------ Data shown

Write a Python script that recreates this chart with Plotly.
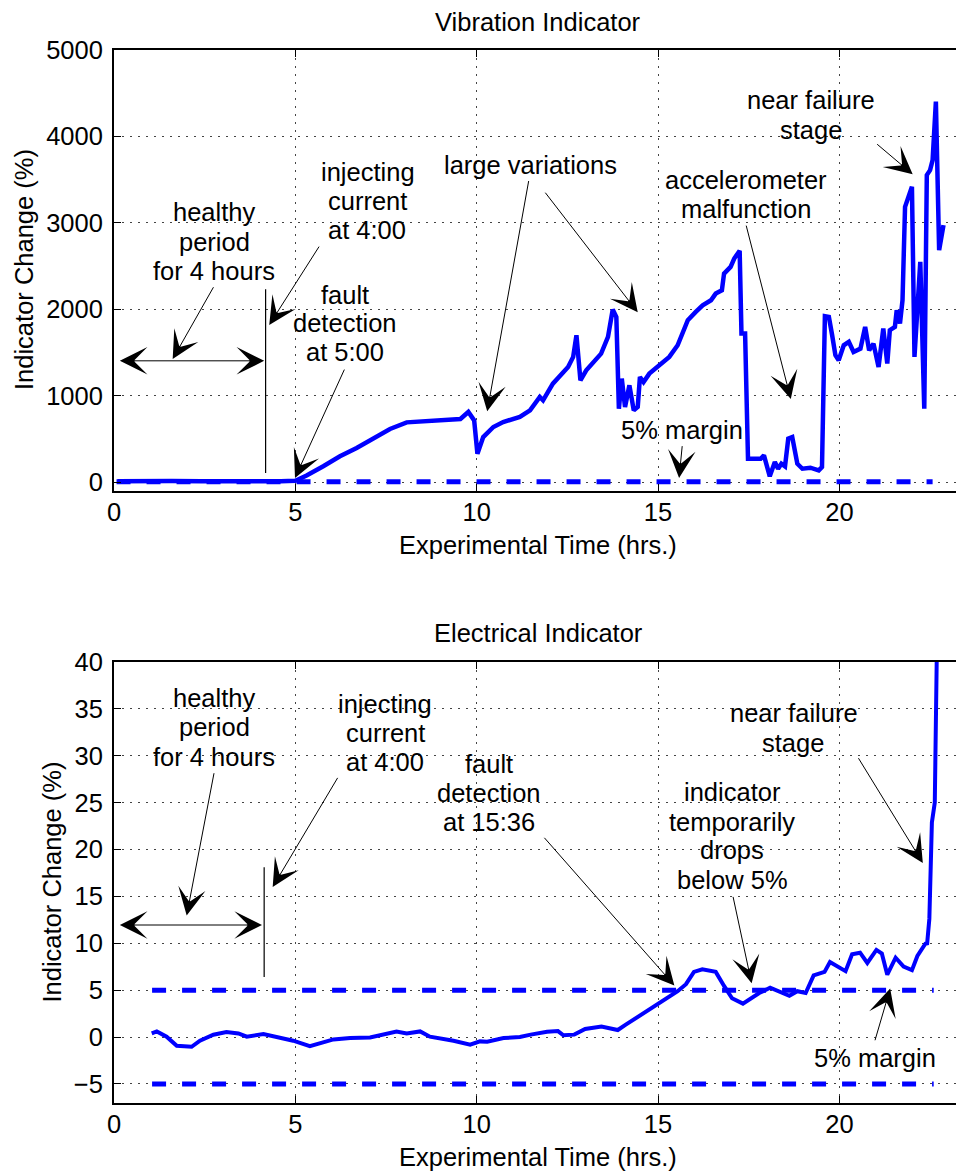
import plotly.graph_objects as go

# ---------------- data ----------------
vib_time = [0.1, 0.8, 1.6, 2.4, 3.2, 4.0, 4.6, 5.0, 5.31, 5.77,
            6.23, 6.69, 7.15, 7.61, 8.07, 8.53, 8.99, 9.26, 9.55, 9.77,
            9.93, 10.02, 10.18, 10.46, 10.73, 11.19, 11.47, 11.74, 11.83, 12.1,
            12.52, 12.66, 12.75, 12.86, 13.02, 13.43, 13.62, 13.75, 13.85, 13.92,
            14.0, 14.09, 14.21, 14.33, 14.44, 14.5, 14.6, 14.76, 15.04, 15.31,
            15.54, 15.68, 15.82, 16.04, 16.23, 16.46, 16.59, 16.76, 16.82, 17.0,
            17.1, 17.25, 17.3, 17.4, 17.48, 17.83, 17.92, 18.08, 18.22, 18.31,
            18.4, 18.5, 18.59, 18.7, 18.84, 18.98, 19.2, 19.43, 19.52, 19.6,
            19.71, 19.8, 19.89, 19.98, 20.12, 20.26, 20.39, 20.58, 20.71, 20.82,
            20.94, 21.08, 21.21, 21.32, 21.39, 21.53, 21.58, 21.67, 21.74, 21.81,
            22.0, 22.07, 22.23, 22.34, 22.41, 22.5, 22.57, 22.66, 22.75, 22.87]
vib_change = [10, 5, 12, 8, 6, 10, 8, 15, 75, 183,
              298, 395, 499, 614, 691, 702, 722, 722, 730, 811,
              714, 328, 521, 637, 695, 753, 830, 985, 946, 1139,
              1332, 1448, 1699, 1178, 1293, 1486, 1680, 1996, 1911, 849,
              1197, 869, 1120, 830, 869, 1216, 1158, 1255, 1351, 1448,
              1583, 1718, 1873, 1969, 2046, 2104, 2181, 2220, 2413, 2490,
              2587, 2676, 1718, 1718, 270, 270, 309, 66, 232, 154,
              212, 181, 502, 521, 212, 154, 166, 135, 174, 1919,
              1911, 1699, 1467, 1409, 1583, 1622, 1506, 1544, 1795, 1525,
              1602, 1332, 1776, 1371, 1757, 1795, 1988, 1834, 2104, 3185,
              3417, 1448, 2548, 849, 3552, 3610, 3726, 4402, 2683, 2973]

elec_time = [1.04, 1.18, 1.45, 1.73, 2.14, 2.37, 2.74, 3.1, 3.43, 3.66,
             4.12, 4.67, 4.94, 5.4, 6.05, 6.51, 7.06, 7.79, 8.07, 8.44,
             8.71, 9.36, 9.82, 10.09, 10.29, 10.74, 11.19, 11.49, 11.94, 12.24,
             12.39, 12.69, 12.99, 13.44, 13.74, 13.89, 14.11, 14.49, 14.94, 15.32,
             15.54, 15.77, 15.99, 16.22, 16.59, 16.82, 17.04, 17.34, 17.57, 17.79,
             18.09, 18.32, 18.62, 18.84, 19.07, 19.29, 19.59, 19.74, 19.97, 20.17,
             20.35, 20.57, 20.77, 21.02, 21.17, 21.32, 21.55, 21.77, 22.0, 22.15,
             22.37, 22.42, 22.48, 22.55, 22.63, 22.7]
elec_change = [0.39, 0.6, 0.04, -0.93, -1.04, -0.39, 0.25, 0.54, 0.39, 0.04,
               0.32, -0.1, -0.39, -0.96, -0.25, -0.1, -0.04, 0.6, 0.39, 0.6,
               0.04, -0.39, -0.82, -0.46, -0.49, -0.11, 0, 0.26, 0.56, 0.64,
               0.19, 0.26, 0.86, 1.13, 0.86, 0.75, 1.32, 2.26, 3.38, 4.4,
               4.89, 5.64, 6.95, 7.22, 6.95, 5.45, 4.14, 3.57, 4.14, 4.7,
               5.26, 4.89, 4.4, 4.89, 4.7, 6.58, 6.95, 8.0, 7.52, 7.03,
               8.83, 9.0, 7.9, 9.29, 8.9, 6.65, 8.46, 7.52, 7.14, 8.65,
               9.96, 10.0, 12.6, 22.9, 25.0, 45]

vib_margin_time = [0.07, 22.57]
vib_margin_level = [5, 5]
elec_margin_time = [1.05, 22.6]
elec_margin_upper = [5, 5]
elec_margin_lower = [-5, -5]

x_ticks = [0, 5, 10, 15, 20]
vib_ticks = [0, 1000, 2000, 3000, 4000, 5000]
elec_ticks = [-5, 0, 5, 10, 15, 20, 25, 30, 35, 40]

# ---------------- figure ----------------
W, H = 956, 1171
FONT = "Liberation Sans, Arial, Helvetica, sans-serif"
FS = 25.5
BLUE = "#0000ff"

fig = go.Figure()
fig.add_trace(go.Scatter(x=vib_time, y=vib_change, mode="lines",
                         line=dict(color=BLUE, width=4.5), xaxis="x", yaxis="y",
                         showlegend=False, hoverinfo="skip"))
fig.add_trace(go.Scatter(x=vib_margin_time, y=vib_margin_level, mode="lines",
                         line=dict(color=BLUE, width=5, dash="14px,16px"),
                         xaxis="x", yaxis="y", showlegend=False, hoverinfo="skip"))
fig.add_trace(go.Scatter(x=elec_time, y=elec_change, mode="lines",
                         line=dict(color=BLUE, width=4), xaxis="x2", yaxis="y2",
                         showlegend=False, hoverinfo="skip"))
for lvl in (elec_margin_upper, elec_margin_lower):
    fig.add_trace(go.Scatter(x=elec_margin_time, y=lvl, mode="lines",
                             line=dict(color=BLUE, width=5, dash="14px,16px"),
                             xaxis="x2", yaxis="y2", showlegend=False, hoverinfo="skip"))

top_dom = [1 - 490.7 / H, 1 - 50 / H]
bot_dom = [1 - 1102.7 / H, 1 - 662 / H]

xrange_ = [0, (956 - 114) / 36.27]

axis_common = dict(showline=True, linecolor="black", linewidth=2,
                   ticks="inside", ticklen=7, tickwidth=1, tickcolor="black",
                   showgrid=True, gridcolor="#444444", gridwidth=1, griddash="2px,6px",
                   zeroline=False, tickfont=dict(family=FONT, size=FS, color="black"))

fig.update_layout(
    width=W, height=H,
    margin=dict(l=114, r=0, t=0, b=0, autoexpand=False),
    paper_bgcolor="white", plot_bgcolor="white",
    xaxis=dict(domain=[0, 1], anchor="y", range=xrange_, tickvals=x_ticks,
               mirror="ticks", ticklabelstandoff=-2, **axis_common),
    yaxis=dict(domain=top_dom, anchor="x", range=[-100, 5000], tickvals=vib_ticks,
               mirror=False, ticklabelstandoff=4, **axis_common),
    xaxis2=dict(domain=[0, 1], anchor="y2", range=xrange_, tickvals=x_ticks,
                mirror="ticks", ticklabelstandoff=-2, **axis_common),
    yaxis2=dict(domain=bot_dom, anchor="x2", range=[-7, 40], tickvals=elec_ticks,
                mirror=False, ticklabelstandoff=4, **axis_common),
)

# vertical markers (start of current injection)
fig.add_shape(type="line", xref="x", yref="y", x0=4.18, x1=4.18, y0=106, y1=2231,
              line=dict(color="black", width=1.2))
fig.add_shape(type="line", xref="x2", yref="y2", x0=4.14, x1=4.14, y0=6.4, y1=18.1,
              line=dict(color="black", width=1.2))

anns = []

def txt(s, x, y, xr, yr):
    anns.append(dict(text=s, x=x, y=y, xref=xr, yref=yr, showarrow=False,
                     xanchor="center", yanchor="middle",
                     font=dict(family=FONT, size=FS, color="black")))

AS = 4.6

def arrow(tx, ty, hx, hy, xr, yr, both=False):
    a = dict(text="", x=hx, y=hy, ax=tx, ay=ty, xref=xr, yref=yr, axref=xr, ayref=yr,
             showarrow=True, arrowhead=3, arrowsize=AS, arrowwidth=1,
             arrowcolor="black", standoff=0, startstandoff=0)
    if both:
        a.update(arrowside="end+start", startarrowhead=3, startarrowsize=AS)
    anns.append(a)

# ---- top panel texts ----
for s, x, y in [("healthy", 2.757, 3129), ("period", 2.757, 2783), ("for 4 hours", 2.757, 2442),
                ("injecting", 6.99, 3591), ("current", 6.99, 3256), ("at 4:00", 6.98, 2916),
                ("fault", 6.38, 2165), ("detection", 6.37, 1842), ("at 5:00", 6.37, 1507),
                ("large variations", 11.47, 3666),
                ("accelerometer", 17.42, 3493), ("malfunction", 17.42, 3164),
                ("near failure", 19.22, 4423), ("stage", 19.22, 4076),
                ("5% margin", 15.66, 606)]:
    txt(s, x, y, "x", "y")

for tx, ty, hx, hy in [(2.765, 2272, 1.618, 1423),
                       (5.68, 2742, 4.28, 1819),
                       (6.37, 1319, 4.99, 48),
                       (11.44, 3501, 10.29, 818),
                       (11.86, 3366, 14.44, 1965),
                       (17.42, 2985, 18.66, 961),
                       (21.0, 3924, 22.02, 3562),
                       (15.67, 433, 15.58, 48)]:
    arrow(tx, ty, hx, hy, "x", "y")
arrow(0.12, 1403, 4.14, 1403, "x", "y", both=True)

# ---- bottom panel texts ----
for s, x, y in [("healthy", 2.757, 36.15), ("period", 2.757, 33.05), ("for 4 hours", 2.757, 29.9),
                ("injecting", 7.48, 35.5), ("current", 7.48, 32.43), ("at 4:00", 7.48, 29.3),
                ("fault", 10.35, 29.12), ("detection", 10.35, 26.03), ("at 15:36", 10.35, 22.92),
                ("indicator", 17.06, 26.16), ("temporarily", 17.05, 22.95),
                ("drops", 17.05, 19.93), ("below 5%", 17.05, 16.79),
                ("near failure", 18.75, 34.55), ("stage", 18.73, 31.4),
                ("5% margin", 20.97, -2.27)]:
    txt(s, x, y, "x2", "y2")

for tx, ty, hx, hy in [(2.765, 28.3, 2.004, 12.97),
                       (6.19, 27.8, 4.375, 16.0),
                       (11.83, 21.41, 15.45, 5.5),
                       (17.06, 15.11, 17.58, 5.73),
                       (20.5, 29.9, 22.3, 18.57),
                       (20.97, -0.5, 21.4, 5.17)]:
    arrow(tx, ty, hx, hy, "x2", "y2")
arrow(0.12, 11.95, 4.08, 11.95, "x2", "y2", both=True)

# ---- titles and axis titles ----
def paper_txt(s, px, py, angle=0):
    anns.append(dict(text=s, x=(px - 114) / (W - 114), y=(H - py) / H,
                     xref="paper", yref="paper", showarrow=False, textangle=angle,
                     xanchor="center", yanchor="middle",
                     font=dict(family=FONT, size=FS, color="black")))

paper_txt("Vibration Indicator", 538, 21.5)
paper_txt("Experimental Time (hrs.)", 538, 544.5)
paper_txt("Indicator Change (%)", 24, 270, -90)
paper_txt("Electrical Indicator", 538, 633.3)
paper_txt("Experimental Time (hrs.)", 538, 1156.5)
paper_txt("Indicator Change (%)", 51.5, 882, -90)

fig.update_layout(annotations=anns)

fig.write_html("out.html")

------------

Required task: Reproduce the material above exactly, first line through the line that contains "import plotly.graph_objects as go", minus the pictures.

The response:
Write a Python script that recreates this chart with Plotly.
import plotly.graph_objects as go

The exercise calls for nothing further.